**What needs to be done:** Restate the data exactly as given and keep the pictures out.

##### Dataset content #####

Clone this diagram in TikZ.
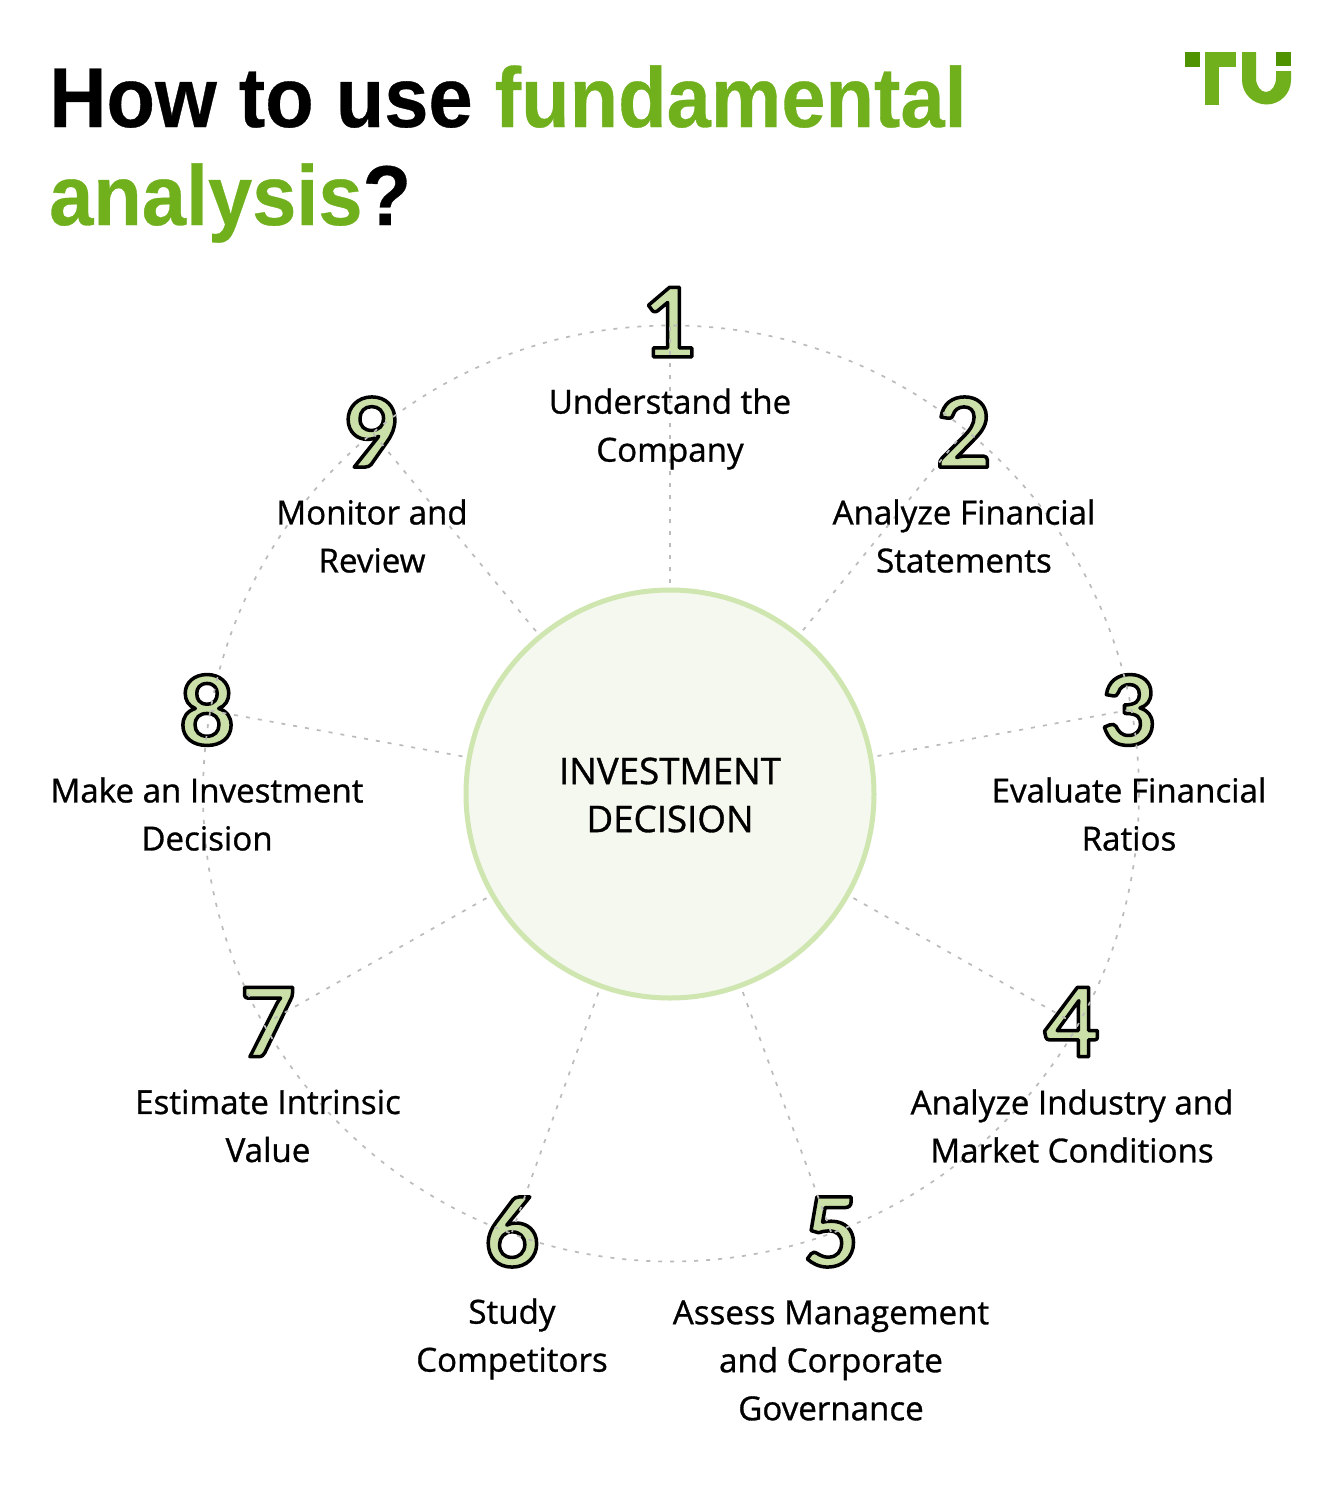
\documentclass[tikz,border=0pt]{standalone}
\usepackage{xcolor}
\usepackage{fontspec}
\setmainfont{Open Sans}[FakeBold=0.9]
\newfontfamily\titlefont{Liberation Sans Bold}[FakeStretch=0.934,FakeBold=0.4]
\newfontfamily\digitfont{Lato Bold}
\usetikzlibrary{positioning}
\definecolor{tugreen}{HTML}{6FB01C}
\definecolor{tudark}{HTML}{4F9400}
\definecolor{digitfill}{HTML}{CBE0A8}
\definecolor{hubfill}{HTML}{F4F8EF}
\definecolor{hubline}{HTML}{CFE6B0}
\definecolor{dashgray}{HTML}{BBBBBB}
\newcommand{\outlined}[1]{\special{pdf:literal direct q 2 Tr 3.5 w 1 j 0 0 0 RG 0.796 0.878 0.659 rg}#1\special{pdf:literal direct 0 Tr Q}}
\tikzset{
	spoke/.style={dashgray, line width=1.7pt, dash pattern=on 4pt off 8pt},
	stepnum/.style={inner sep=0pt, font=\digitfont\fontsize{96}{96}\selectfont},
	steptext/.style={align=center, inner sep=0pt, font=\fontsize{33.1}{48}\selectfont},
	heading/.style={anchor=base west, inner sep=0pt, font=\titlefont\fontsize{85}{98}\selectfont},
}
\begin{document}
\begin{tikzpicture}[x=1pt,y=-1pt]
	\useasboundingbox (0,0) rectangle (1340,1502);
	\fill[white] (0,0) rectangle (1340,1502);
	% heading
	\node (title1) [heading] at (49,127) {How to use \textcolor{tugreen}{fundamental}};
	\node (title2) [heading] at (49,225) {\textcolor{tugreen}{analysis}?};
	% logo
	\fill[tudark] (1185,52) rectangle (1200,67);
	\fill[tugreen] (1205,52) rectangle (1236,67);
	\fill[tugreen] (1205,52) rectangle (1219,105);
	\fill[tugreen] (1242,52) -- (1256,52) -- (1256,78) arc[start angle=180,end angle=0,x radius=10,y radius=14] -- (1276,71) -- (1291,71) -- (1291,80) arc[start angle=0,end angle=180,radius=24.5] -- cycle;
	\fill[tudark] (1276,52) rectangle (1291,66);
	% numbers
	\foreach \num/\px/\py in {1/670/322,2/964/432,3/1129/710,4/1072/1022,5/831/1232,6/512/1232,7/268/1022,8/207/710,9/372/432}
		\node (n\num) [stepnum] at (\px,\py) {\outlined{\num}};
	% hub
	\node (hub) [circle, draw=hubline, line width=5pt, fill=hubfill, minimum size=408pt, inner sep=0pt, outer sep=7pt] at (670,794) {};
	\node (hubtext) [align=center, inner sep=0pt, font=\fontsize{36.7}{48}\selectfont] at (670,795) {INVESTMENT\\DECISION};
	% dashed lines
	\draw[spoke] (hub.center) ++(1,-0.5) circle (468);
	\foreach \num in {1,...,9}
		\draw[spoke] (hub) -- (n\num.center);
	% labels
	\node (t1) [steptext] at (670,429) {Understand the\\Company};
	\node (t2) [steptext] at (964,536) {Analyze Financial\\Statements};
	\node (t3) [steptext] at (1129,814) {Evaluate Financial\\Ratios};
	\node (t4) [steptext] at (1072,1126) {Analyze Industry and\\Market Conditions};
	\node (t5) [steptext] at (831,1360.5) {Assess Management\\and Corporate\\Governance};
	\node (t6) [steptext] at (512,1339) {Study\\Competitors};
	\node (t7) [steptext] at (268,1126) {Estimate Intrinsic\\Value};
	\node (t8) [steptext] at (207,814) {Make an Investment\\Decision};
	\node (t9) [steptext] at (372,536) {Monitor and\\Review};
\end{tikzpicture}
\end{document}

#####

**The answer:**
Clone this diagram in TikZ.
\documentclass[tikz,border=0pt]{standalone}
\usepackage{xcolor}
\usepackage{fontspec}
\setmainfont{Open Sans}[FakeBold=0.9]
\newfontfamily\titlefont{Liberation Sans Bold}[FakeStretch=0.934,FakeBold=0.4]
\newfontfamily\digitfont{Lato Bold}
\usetikzlibrary{positioning}
\definecolor{tugreen}{HTML}{6FB01C}
\definecolor{tudark}{HTML}{4F9400}
\definecolor{digitfill}{HTML}{CBE0A8}
\definecolor{hubfill}{HTML}{F4F8EF}
\definecolor{hubline}{HTML}{CFE6B0}
\definecolor{dashgray}{HTML}{BBBBBB}
\newcommand{\outlined}[1]{\special{pdf:literal direct q 2 Tr 3.5 w 1 j 0 0 0 RG 0.796 0.878 0.659 rg}#1\special{pdf:literal direct 0 Tr Q}}
\tikzset{
	spoke/.style={dashgray, line width=1.7pt, dash pattern=on 4pt off 8pt},
	stepnum/.style={inner sep=0pt, font=\digitfont\fontsize{96}{96}\selectfont},
	steptext/.style={align=center, inner sep=0pt, font=\fontsize{33.1}{48}\selectfont},
	heading/.style={anchor=base west, inner sep=0pt, font=\titlefont\fontsize{85}{98}\selectfont},
}
\begin{document}
\begin{tikzpicture}[x=1pt,y=-1pt]
	\useasboundingbox (0,0) rectangle (1340,1502);
	\fill[white] (0,0) rectangle (1340,1502);
	% heading
	\node (title1) [heading] at (49,127) {How to use \textcolor{tugreen}{fundamental}};
	\node (title2) [heading] at (49,225) {\textcolor{tugreen}{analysis}?};
	% logo
	\fill[tudark] (1185,52) rectangle (1200,67);
	\fill[tugreen] (1205,52) rectangle (1236,67);
	\fill[tugreen] (1205,52) rectangle (1219,105);
	\fill[tugreen] (1242,52) -- (1256,52) -- (1256,78) arc[start angle=180,end angle=0,x radius=10,y radius=14] -- (1276,71) -- (1291,71) -- (1291,80) arc[start angle=0,end angle=180,radius=24.5] -- cycle;
	\fill[tudark] (1276,52) rectangle (1291,66);
	% numbers
	\foreach \num/\px/\py in {1/670/322,2/964/432,3/1129/710,4/1072/1022,5/831/1232,6/512/1232,7/268/1022,8/207/710,9/372/432}
		\node (n\num) [stepnum] at (\px,\py) {\outlined{\num}};
	% hub
	\node (hub) [circle, draw=hubline, line width=5pt, fill=hubfill, minimum size=408pt, inner sep=0pt, outer sep=7pt] at (670,794) {};
	\node (hubtext) [align=center, inner sep=0pt, font=\fontsize{36.7}{48}\selectfont] at (670,795) {INVESTMENT\\DECISION};
	% dashed lines
	\draw[spoke] (hub.center) ++(1,-0.5) circle (468);
	\foreach \num in {1,...,9}
		\draw[spoke] (hub) -- (n\num.center);
	% labels
	\node (t1) [steptext] at (670,429) {Understand the\\Company};
	\node (t2) [steptext] at (964,536) {Analyze Financial\\Statements};
	\node (t3) [steptext] at (1129,814) {Evaluate Financial\\Ratios};
	\node (t4) [steptext] at (1072,1126) {Analyze Industry and\\Market Conditions};
	\node (t5) [steptext] at (831,1360.5) {Assess Management\\and Corporate\\Governance};
	\node (t6) [steptext] at (512,1339) {Study\\Competitors};
	\node (t7) [steptext] at (268,1126) {Estimate Intrinsic\\Value};
	\node (t8) [steptext] at (207,814) {Make an Investment\\Decision};
	\node (t9) [steptext] at (372,536) {Monitor and\\Review};
\end{tikzpicture}
\end{document}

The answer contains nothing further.